You bet. I looked down at my side deck a few months ago and saw the split ring for the clevis to my lifelines sitting there. Fortunately, the clevis itself hadn't worked out yet. I still use split rings there in case it is necessary to quickly remove the lines for a MOB or similar emergency. However, I keep a much better eye on them. No rings on rigging pins.

Pop quiz: Does anyone know the proper way to install cotter pins? Hint: You won't find any tape on my boat.
 
Oct 26, 2008
6,043
Catalina 320 Barnegat, NJ
Is it just me, or do those four screw heads look really tiny. I can't imagine such small fasteners for a deck-mount chainplate. Hopefully, they are at least fastened to something secure underneath, not just wood screws into the deck.
 
Oct 26, 2008
6,043
Catalina 320 Barnegat, NJ
or maybe, I'm just not seeing that it is just a cover plate with a tang through the deck ...

Well, I think I have read that you want to split the pins at just 10 degrees. That still leaves sharp points to catch toes, but I cover with a plastic tube, where the inside diameter of the tube just fits the length of the pins, split this way. With the tubes snuggly fit over the sharp ends, they never ride up over the tang to expose the pins. Plus, I can check on them periodically without removing tape.
 
Feb 20, 2011
7,990
Island Packet 35 Tucson, AZ/San Carlos, MX
Is it just me, or do those four screw heads look really tiny. I can't imagine such small fasteners for a deck-mount chainplate. Hopefully, they are at least fastened to something secure underneath, not just wood screws into the deck.
I'm betting that's a cover plate, not connected to the chainplate itself.

At least I would hope that's the case.
 
Sep 27, 2014
57
Montgomery 17 driveway
I suspect that those tiny screws hold down an escutcheon plate and the chainplate itself is bolted to a substantial hull member below.
 
Sep 15, 2009
6,243
S2 9.2a Fairhope Al
pull the cotter pin through the hole and turn one leg back over the clevis pin and cut the other leg of the cotter pin off..or turn them both back one on one side of the clevis pin nd the other on the other side so the tails are pointing to the eye of the cotter and trim the excess off the tails
 
Aug 2, 2005
1,155
Pearson 33-2 & Typhoon 18 Seneca Lake
Never did like a Pop Quiz, but here goes my answer.....

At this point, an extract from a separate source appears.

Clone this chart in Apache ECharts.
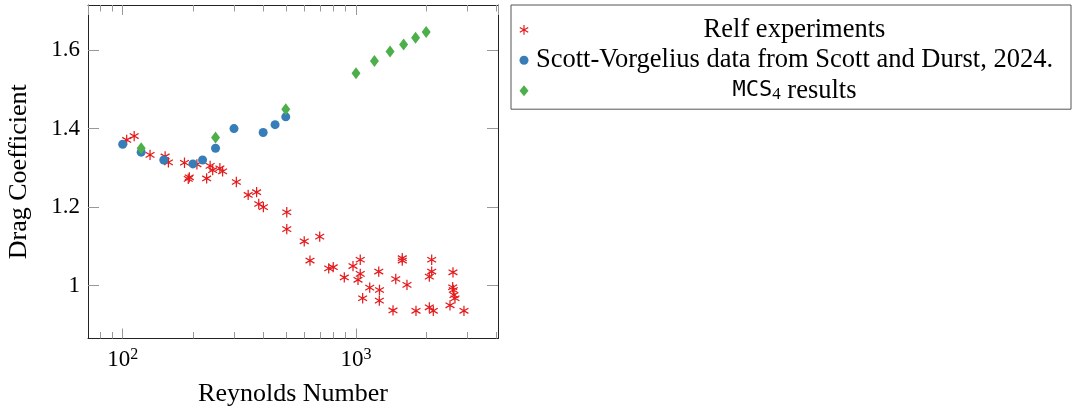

Use a cotter pin long enough to allow the legs to be bent out in opposite directions away from the split and up to the "eye" of the cotter pin. I also put the pin into the hole from the outboard side so the cotter pin is facing in and that will somewhat protect lines and toes from contacting the ends of the cotter pins.
 
Nov 22, 2008
3,562
Endeavour 32 Portland, Maine
Use a cotter pin long enough to allow the legs to be bent out in opposite directions away from the split and up to the "eye" of the cotter pin.
turn one leg back over the clevis pin and cut the other leg of the cotter pin off..or turn them both back one on one side of the clevis pin and the other on the other side so the tails are pointing to the eye of the cotter and trim the excess off the tails
Nope. Never bend the pins hard back around the clevis pin. The sharp bend changes the metal making it brittle and also subject to corrosion which can cause the bent sections to break off and let the pin back out. It doesn't happen often but one dismasting is enough for a lifetime.

Cut the cotter pins to about 1 1/2 times the diameter of the pin (from under the head loop) and file them smooth. Then bend each leg 30 degrees. The ends will then be inside the edge of most fittings and I've never had a snag or torn toe. There may be some situations where you need tape for chafe protection but tape, in addition to being unsightly, holds moisture and promotes crevice corrosion. Use it only if necessary.